» DATA SEGMENT:
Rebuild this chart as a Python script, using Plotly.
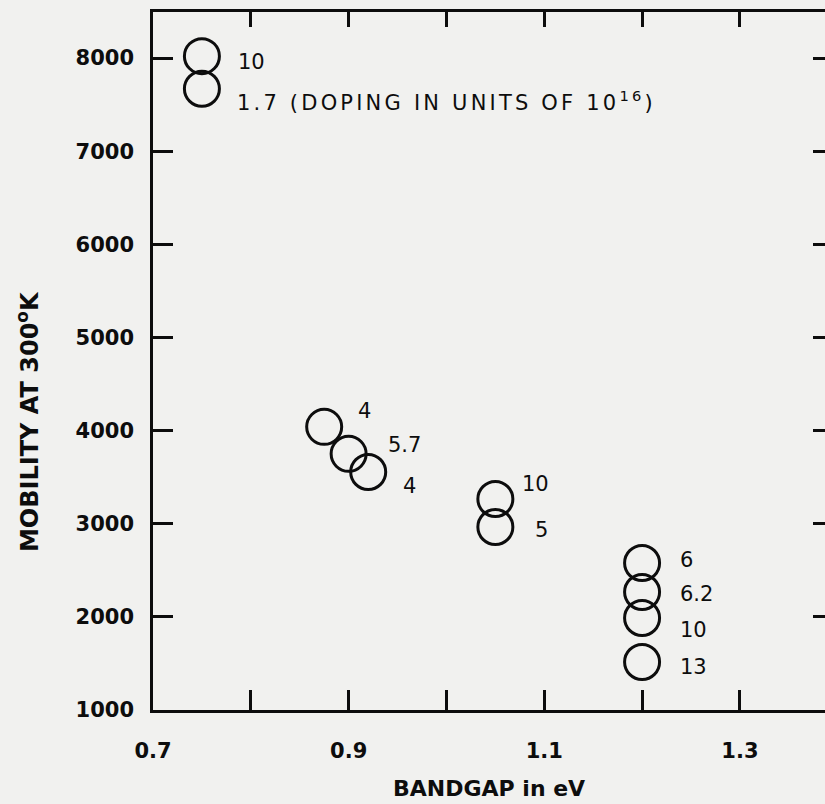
import plotly.graph_objects as go

# Data
bandgap_ev = [0.75, 0.75, 0.875, 0.90, 0.92, 1.05, 1.05, 1.20, 1.20, 1.20, 1.20]
mobility = [8020, 7670, 4040, 3750, 3555, 3265, 2965, 2578, 2267, 1988, 1515]
doping_labels = ["10", "1.7 (DOPING IN UNITS OF 10<sup>16</sup>)", "4", "5.7", "4",
                 "10", "5", "6", "6.2", "10", "13"]

x_major_ticks = [0.7, 0.9, 1.1, 1.3]
x_major_text = ["0.7", "0.9", "1.1", "1.3"]
x_minor_ticks = [0.8, 1.0, 1.2]
x_all_ticks = [0.7, 0.8, 0.9, 1.0, 1.1, 1.2, 1.3]
y_tick_vals = [1000, 2000, 3000, 4000, 5000, 6000, 7000, 8000]
y_tick_text = ["1000", "2000", "3000", "4000", "5000", "6000", "7000", "8000"]

# label offsets in pixels (style only)
label_dx = [34, 33, 32, 37, 33, 25, 38, 36, 36, 36, 36]
label_dy = [-6, -12, 16, 9, -14, 15, -3, 3, -2, -12, -5]

BG = "#f1f1ef"
INK = "#0d0d0d"
FONT = "DejaVu Sans"
X_RANGE = [0.7, 1.387]
Y_RANGE = [1000, 8494]

fig = go.Figure()
fig.add_trace(go.Scatter(
    x=bandgap_ev, y=mobility, mode="markers",
    marker=dict(symbol="circle-open", size=35, color=INK, line=dict(width=3, color=INK)),
    hoverinfo="skip", showlegend=False,
))
# invisible trace to anchor the top / right tick axes
fig.add_trace(go.Scatter(x=[bandgap_ev[0]], y=[mobility[0]], xaxis="x2", yaxis="y2", mode="markers",
                         marker=dict(size=1, opacity=0), hoverinfo="skip", showlegend=False))

for xv, yv, t, dx, dy in zip(bandgap_ev, mobility, doping_labels, label_dx, label_dy):
    fig.add_annotation(x=xv, y=yv, text=t, showarrow=False, xanchor="left", yanchor="middle",
                       xshift=dx, yshift=dy, font=dict(family=FONT, size=21, color=INK))

fig.add_annotation(xref="paper", yref="paper", x=0.5, y=-0.113, text="BANDGAP in eV",
                   showarrow=False, xanchor="center", yanchor="middle",
                   font=dict(family=FONT, size=22, color=INK, weight="bold"))
fig.add_annotation(xref="paper", yref="paper", x=-0.186, y=0.4126, text="MOBILITY AT 300<sup>o</sup>K",
                   showarrow=False, xanchor="center", yanchor="middle", textangle=-90,
                   font=dict(family=FONT, size=24, color=INK, weight="bold"))

axis_font = dict(family=FONT, size=21, color=INK, weight="bold")
fig.update_layout(
    width=825, height=804,
    margin=dict(l=153, r=0, t=12, b=94),
    paper_bgcolor=BG, plot_bgcolor=BG,
    xaxis=dict(range=X_RANGE, tickvals=x_major_ticks, ticktext=x_major_text,
               ticks="inside", ticklen=20, tickwidth=2.5, tickcolor=INK,
               minor=dict(tickvals=x_minor_ticks, ticks="inside", ticklen=20, tickwidth=2.5,
                          tickcolor=INK, showgrid=False),
               showline=True, linewidth=2.5, linecolor=INK, mirror=True,
               showgrid=False, zeroline=False, tickfont=axis_font, ticklabelstandoff=20),
    xaxis2=dict(range=X_RANGE, overlaying="x", side="top", tickvals=x_all_ticks,
                showticklabels=False, ticks="inside", ticklen=15, tickwidth=2.5, tickcolor=INK,
                showline=False, showgrid=False, zeroline=False),
    yaxis=dict(range=Y_RANGE, tickvals=y_tick_vals, ticktext=y_tick_text,
               ticks="inside", ticklen=20, tickwidth=2.5, tickcolor=INK,
               showline=True, linewidth=2.5, linecolor=INK, mirror=False,
               showgrid=False, zeroline=False, tickfont=axis_font, ticklabelstandoff=12),
    yaxis2=dict(range=Y_RANGE, overlaying="y", side="right", tickvals=y_tick_vals,
                showticklabels=False, ticks="inside", ticklen=12, tickwidth=2.5, tickcolor=INK,
                showline=False, showgrid=False, zeroline=False),
)

post = """
document.body.style.margin = '0px';
document.body.style.background = '#f1f1ef';
document.querySelectorAll('.annotation-text').forEach(function (el) {
  if (el.textContent.indexOf('DOPING') >= 0) {
    var left0 = el.getBBox().x;
    el.setAttribute('letter-spacing', '3.2px');
    var left1 = el.getBBox().x;
    var x0 = parseFloat(el.getAttribute('x')) || 0;
    el.setAttribute('x', x0 + (left0 - left1));
  }
});
"""
fig.write_html("out.html", post_script=post, config={"displayModeBar": False})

» TASK REQUIREMENTS:
Transcribe the whole listing exactly. Pictures stay out of your copy.

» COMPLETE OUTPUT:
Rebuild this chart as a Python script, using Plotly.
import plotly.graph_objects as go

# Data
bandgap_ev = [0.75, 0.75, 0.875, 0.90, 0.92, 1.05, 1.05, 1.20, 1.20, 1.20, 1.20]
mobility = [8020, 7670, 4040, 3750, 3555, 3265, 2965, 2578, 2267, 1988, 1515]
doping_labels = ["10", "1.7 (DOPING IN UNITS OF 10<sup>16</sup>)", "4", "5.7", "4",
                 "10", "5", "6", "6.2", "10", "13"]

x_major_ticks = [0.7, 0.9, 1.1, 1.3]
x_major_text = ["0.7", "0.9", "1.1", "1.3"]
x_minor_ticks = [0.8, 1.0, 1.2]
x_all_ticks = [0.7, 0.8, 0.9, 1.0, 1.1, 1.2, 1.3]
y_tick_vals = [1000, 2000, 3000, 4000, 5000, 6000, 7000, 8000]
y_tick_text = ["1000", "2000", "3000", "4000", "5000", "6000", "7000", "8000"]

# label offsets in pixels (style only)
label_dx = [34, 33, 32, 37, 33, 25, 38, 36, 36, 36, 36]
label_dy = [-6, -12, 16, 9, -14, 15, -3, 3, -2, -12, -5]

BG = "#f1f1ef"
INK = "#0d0d0d"
FONT = "DejaVu Sans"
X_RANGE = [0.7, 1.387]
Y_RANGE = [1000, 8494]

fig = go.Figure()
fig.add_trace(go.Scatter(
    x=bandgap_ev, y=mobility, mode="markers",
    marker=dict(symbol="circle-open", size=35, color=INK, line=dict(width=3, color=INK)),
    hoverinfo="skip", showlegend=False,
))
# invisible trace to anchor the top / right tick axes
fig.add_trace(go.Scatter(x=[bandgap_ev[0]], y=[mobility[0]], xaxis="x2", yaxis="y2", mode="markers",
                         marker=dict(size=1, opacity=0), hoverinfo="skip", showlegend=False))

for xv, yv, t, dx, dy in zip(bandgap_ev, mobility, doping_labels, label_dx, label_dy):
    fig.add_annotation(x=xv, y=yv, text=t, showarrow=False, xanchor="left", yanchor="middle",
                       xshift=dx, yshift=dy, font=dict(family=FONT, size=21, color=INK))

fig.add_annotation(xref="paper", yref="paper", x=0.5, y=-0.113, text="BANDGAP in eV",
                   showarrow=False, xanchor="center", yanchor="middle",
                   font=dict(family=FONT, size=22, color=INK, weight="bold"))
fig.add_annotation(xref="paper", yref="paper", x=-0.186, y=0.4126, text="MOBILITY AT 300<sup>o</sup>K",
                   showarrow=False, xanchor="center", yanchor="middle", textangle=-90,
                   font=dict(family=FONT, size=24, color=INK, weight="bold"))

axis_font = dict(family=FONT, size=21, color=INK, weight="bold")
fig.update_layout(
    width=825, height=804,
    margin=dict(l=153, r=0, t=12, b=94),
    paper_bgcolor=BG, plot_bgcolor=BG,
    xaxis=dict(range=X_RANGE, tickvals=x_major_ticks, ticktext=x_major_text,
               ticks="inside", ticklen=20, tickwidth=2.5, tickcolor=INK,
               minor=dict(tickvals=x_minor_ticks, ticks="inside", ticklen=20, tickwidth=2.5,
                          tickcolor=INK, showgrid=False),
               showline=True, linewidth=2.5, linecolor=INK, mirror=True,
               showgrid=False, zeroline=False, tickfont=axis_font, ticklabelstandoff=20),
    xaxis2=dict(range=X_RANGE, overlaying="x", side="top", tickvals=x_all_ticks,
                showticklabels=False, ticks="inside", ticklen=15, tickwidth=2.5, tickcolor=INK,
                showline=False, showgrid=False, zeroline=False),
    yaxis=dict(range=Y_RANGE, tickvals=y_tick_vals, ticktext=y_tick_text,
               ticks="inside", ticklen=20, tickwidth=2.5, tickcolor=INK,
               showline=True, linewidth=2.5, linecolor=INK, mirror=False,
               showgrid=False, zeroline=False, tickfont=axis_font, ticklabelstandoff=12),
    yaxis2=dict(range=Y_RANGE, overlaying="y", side="right", tickvals=y_tick_vals,
                showticklabels=False, ticks="inside", ticklen=12, tickwidth=2.5, tickcolor=INK,
                showline=False, showgrid=False, zeroline=False),
)

post = """
document.body.style.margin = '0px';
document.body.style.background = '#f1f1ef';
document.querySelectorAll('.annotation-text').forEach(function (el) {
  if (el.textContent.indexOf('DOPING') >= 0) {
    var left0 = el.getBBox().x;
    el.setAttribute('letter-spacing', '3.2px');
    var left1 = el.getBBox().x;
    var x0 = parseFloat(el.getAttribute('x')) || 0;
    el.setAttribute('x', x0 + (left0 - left1));
  }
});
"""
fig.write_html("out.html", post_script=post, config={"displayModeBar": False})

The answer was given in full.